By Connor Adams Sheets
The city’s inadequate response to this week’s snowstorm left Queens hospitals facing incredible hardships as ambulances had to be towed while trying to cover medical emergencies and human chains were formed to get vital supplies into Flushing Hospital, a hospital spokesman said Thursday.
Flushing Hospital was severely inconvenienced during the blizzard as unplowed streets hampered vehicle access, according to Michael Hinck, spokesman for MediSys Health Network, which includes Flushing and Jamaica hospitals.
“It was extra difficult to work around the issue of streets not being plowed at Flushing. The streets didn’t get plowed until Tuesday evening. We made several attempts to contact the city and request the streets get plowed,” Hinck said in an interview. “Because the streets weren’t plowed as soon as we had wished, it was difficult getting patients to the hospital and it was difficult for patients getting discharged to leave the hospital.”

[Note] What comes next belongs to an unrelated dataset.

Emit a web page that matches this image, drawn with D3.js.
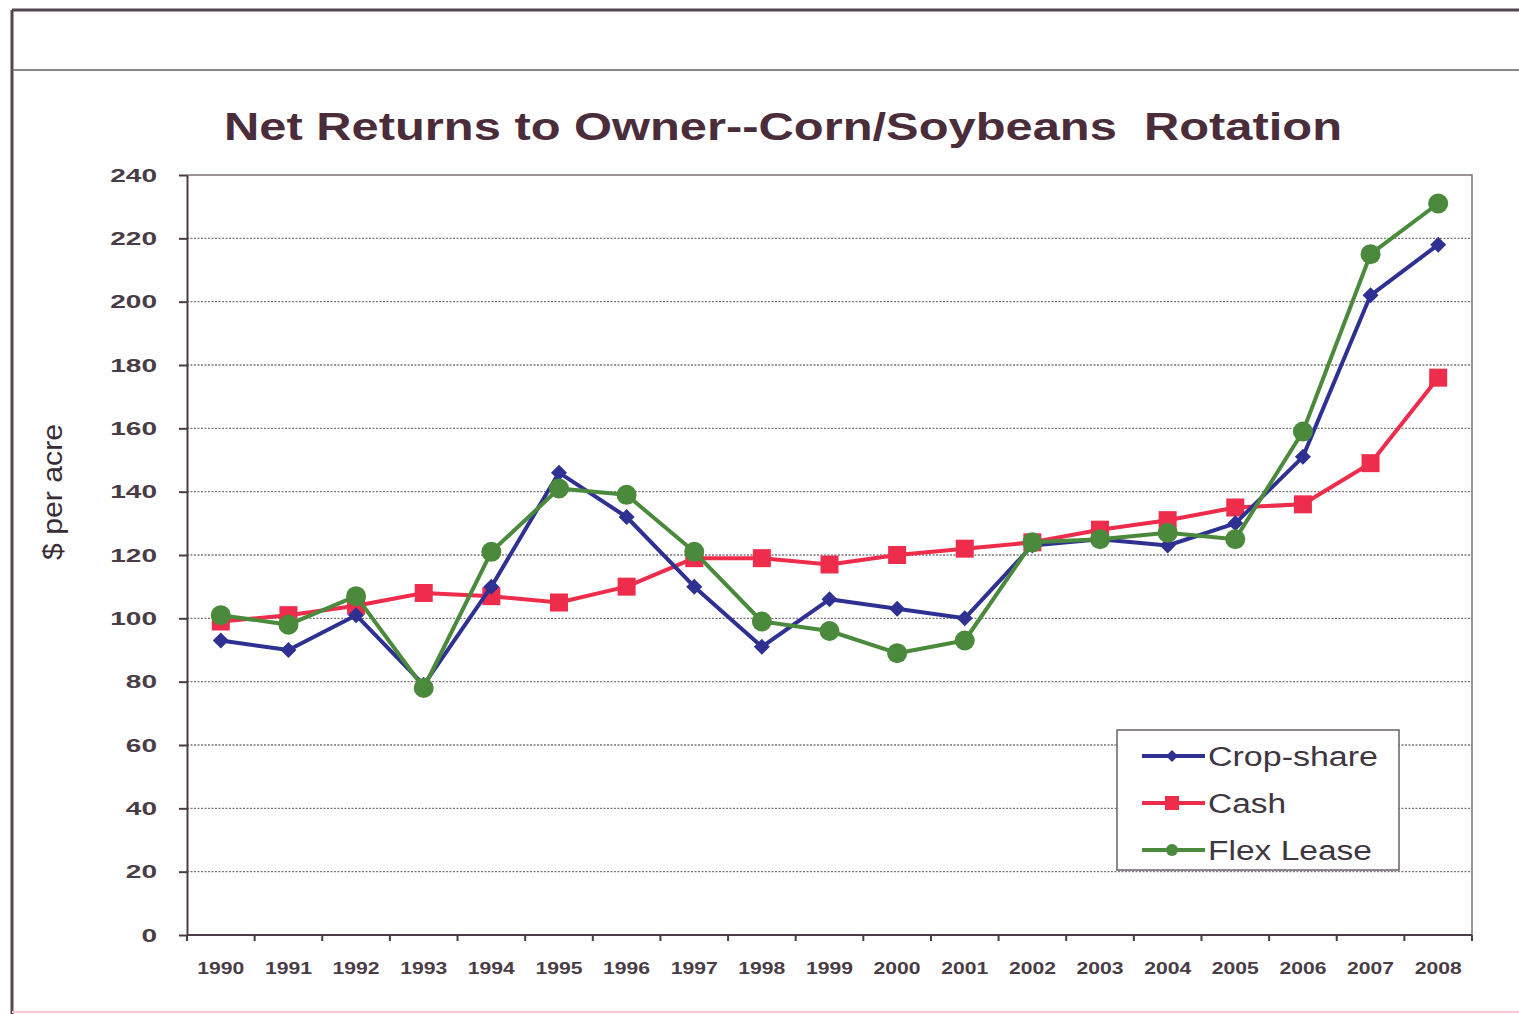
<!DOCTYPE html>
<html>
<head>
<meta charset="utf-8">
<script src="https://cdn.jsdelivr.net/npm/d3@7"></script>
<style>
  body { margin: 0; background: #fff; }
  svg { display: block; }
  .grid line { stroke: #7e747c; stroke-width: 1.3; stroke-dasharray: 2 1.5; }
  .axis path, .axis line { stroke: #4a3c46; stroke-width: 2; }
  .axis text { font-family: Arial, "Liberation Sans", sans-serif; fill: #4a3c46; font-weight: bold; }
</style>
</head>
<body>
<div id="vis"></div>
<script>
'use strict';

var years = ['1990', '1991', '1992', '1993', '1994', '1995', '1996', '1997', '1998', '1999',
             '2000', '2001', '2002', '2003', '2004', '2005', '2006', '2007', '2008'];
var cropShare = [93, 90, 101, 79, 110, 146, 132, 110, 91, 106, 103, 100, 123, 125, 123, 130, 151, 202, 218];
var cash      = [99, 101, 104, 108, 107, 105, 110, 119, 119, 117, 120, 122, 124, 128, 131, 135, 136, 149, 176];
var flexLease = [101, 98, 107, 78, 121, 141, 139, 121, 99, 96, 89, 93, 124, 125, 127, 125, 159, 215, 231];
var yTicks = [0, 20, 40, 60, 80, 100, 120, 140, 160, 180, 200, 220, 240];

var seriesList = [
    { name: 'Crop-share', values: cropShare, color: '#2e3192', shape: 'diamond' },
    { name: 'Cash', values: cash, color: '#ee2d4c', shape: 'square' },
    { name: 'Flex Lease', values: flexLease, color: '#4b8a3c', shape: 'circle' }
];

var width = 1519, height = 1014;
var svg = d3.select('#vis').append('svg')
    .attr('width', width)
    .attr('height', height);

// outer frame
svg.append('line').attr('x1', 12).attr('y1', 10).attr('x2', width).attr('y2', 10)
    .attr('stroke', '#554650').attr('stroke-width', 3);
svg.append('line').attr('x1', 12).attr('y1', 10).attr('x2', 12).attr('y2', height)
    .attr('stroke', '#554650').attr('stroke-width', 3);
svg.append('line').attr('x1', 12).attr('y1', 70).attr('x2', width).attr('y2', 70)
    .attr('stroke', '#6a5e66').attr('stroke-width', 1.5);
svg.append('line').attr('x1', 12).attr('y1', 1012).attr('x2', width).attr('y2', 1012)
    .attr('stroke', '#f4c8cc').attr('stroke-width', 2);

var plotLeft = 187, plotRight = 1472, plotTop = 175, plotBottom = 935;

var x = d3.scaleBand().domain(years).range([plotLeft, plotRight]);
var y = d3.scaleLinear().domain([0, 240]).range([plotBottom, plotTop]);

// title (double space kept as in the original)
svg.append('text')
    .attr('x', 783)
    .attr('y', 140)
    .attr('text-anchor', 'middle')
    .attr('font-family', 'Arial, "Liberation Sans", sans-serif')
    .attr('font-weight', 'bold')
    .attr('font-size', 38)
    .attr('fill', '#4a2c3a')
    .attr('textLength', 1118)
    .attr('lengthAdjust', 'spacingAndGlyphs')
    .style('white-space', 'pre')
    .text('Net Returns to Owner--Corn/Soybeans  Rotation');

// gridlines
svg.append('g').attr('class', 'grid')
    .selectAll('line')
    .data(yTicks.filter(function (d) { return d > 0 && d < 240; }))
    .enter().append('line')
    .attr('x1', plotLeft).attr('x2', plotRight)
    .attr('y1', function (d) { return y(d); })
    .attr('y2', function (d) { return y(d); });

// plot frame (top and right)
svg.append('path')
    .attr('d', 'M' + plotLeft + ',' + plotTop + 'H' + plotRight + 'V' + plotBottom)
    .attr('fill', 'none')
    .attr('stroke', '#7a7078')
    .attr('stroke-width', 1.5);

// y axis
var yAxis = svg.append('g').attr('class', 'axis')
    .attr('transform', 'translate(' + plotLeft + ',0)')
    .call(d3.axisLeft(y).tickValues(yTicks).tickSize(8).tickPadding(22).tickSizeOuter(0));
yAxis.selectAll('text')
    .attr('font-size', 19)
    .attr('textLength', function (d) { return String(d).length * 15.6; })
    .attr('lengthAdjust', 'spacingAndGlyphs');

// x axis with ticks at category boundaries
var xAxisG = svg.append('g').attr('class', 'axis')
    .attr('transform', 'translate(0,' + plotBottom + ')');
xAxisG.append('line').attr('x1', plotLeft).attr('x2', plotRight).attr('y1', 0).attr('y2', 0);
xAxisG.selectAll('.xtick')
    .data(years.concat(['end']))
    .enter().append('line')
    .attr('class', 'xtick')
    .attr('x1', function (d, i) { return plotLeft + i * x.step(); })
    .attr('x2', function (d, i) { return plotLeft + i * x.step(); })
    .attr('y1', 0).attr('y2', 6);
xAxisG.selectAll('.xlabel')
    .data(years)
    .enter().append('text')
    .attr('class', 'xlabel')
    .attr('x', function (d) { return x(d) + x.bandwidth() / 2; })
    .attr('y', 39)
    .attr('text-anchor', 'middle')
    .attr('font-size', 17)
    .attr('textLength', 47)
    .attr('lengthAdjust', 'spacingAndGlyphs')
    .text(function (d) { return d; });

// y axis label
svg.append('text')
    .attr('transform', 'translate(62,492) rotate(-90)')
    .attr('text-anchor', 'middle')
    .attr('font-family', 'Arial, "Liberation Sans", sans-serif')
    .attr('font-size', 28)
    .attr('fill', '#3a2c36')
    .attr('textLength', 136)
    .attr('lengthAdjust', 'spacingAndGlyphs')
    .text('$ per acre');

function drawMarker(g, shape, color, s) {
    if (shape === 'diamond') {
        g.append('path').attr('d', 'M0,' + (-s) + 'L' + s + ',0L0,' + s + 'L' + (-s) + ',0Z').attr('fill', color);
    } else if (shape === 'square') {
        g.append('rect').attr('x', -s).attr('y', -s).attr('width', 2 * s).attr('height', 2 * s).attr('fill', color);
    } else {
        g.append('circle').attr('r', s).attr('fill', color);
    }
}

var markerSize = { diamond: 8, square: 9, circle: 10 };

var line = d3.line()
    .x(function (d, i) { return x(years[i]) + x.bandwidth() / 2; })
    .y(function (d) { return y(d); });

// draw order: cash, crop-share, flex lease on top
[seriesList[1], seriesList[0], seriesList[2]].forEach(function (s) {
    var g = svg.append('g');
    g.append('path')
        .attr('d', line(s.values))
        .attr('fill', 'none')
        .attr('stroke', s.color)
        .attr('stroke-width', 4)
        .attr('stroke-linejoin', 'round');
    g.selectAll('g.pt')
        .data(s.values)
        .enter().append('g')
        .attr('class', 'pt')
        .attr('transform', function (d, i) {
            return 'translate(' + (x(years[i]) + x.bandwidth() / 2) + ',' + y(d) + ')';
        })
        .each(function () { drawMarker(d3.select(this), s.shape, s.color, markerSize[s.shape]); });
});

// legend
var legendWidths = [170, 78, 164];
var legend = svg.append('g').attr('transform', 'translate(1117,730)');
legend.append('rect')
    .attr('width', 282).attr('height', 140)
    .attr('fill', '#fff')
    .attr('stroke', '#6a6068')
    .attr('stroke-width', 1.5);
seriesList.forEach(function (s, i) {
    var row = legend.append('g').attr('transform', 'translate(0,' + (26 + i * 47) + ')');
    row.append('line')
        .attr('x1', 25).attr('x2', 88).attr('y1', 0).attr('y2', 0)
        .attr('stroke', s.color).attr('stroke-width', 4);
    var m = row.append('g').attr('transform', 'translate(55,0)');
    drawMarker(m, s.shape, s.color, s.shape === 'square' ? 7 : 6);
    row.append('text')
        .attr('x', 91).attr('y', 10)
        .attr('font-family', 'Arial, "Liberation Sans", sans-serif')
        .attr('font-size', 27)
        .attr('fill', '#3e3640')
        .attr('textLength', legendWidths[i])
        .attr('lengthAdjust', 'spacingAndGlyphs')
        .text(s.name);
});
</script>
</body>
</html>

Ambulances got stuck while attempting to respond to 911 calls and return to the hospital and a number of them had to be towed en route to and from Flushing Hospital, at 45-00 Parsons Blvd.
Staff members with four-wheel-drive vehicles had to give fellow employees stranded at home rides to work and once vehicles got to the hospital and buses stuck in the snow on nearby streets often made it even harder to get near the facility, according to Hinck.
Discharged patients unable to leave the hospital created a bottleneck in the emergency room, Hinck said, where patients were taking up beds they no longer needed, rendering them unusable by new patients.
For the dozens of hours when the main access roads to the hospital — including 45th Avenue and Burling and Delaware streets — were buried under inches of snow, there was a problem getting supplies to the facility.
“We had issues where food deliveries, medical supplies and other supplies couldn’t be unloaded at the hospital because the streets surrounding the hospital were not plowed. Trucks could not get down there, so we had to physically form a human assembly line to get the trucks unloaded,” Hinck said. “They couldn’t access the block where the loading dock was, so [they parked] around the corner.
But despite the disruptions caused by the blizzard, Hinck emphasized that the hospital still provided top-notch care, with staff members helping one another out and covering shifts for colleagues who could not get into work on time.
“Our staff really stepped up …. So patient care wasn’t affected by the storm,” he said.
Jamaica Hospital, at 89-00 Van Wyck Expwy., faced its own challenges, but they were not as severe as the ones experienced at Flushing Hospital.
The main problem at the southeast Queens facility was that the city did not plow 135th Street for dozens of hours, Hinck said, so there was trouble getting ambulances in and out of the facility. This was compounded by the fact that despite repeated requests by the hospital’s management for the city to post signs designating the stretch of 135th Street that ambulances use as a no-standing zone, the section is still not defined as such. Therefore, when the storm hit many cars were parked in that critical area, making it harder for the city to plow it in a timely manner.
“The message we want to get out is this storm has come and gone and hopefully lessons have been learned, but we want the hospitals to become a priority because people depend on the hospitals,” Hinck said.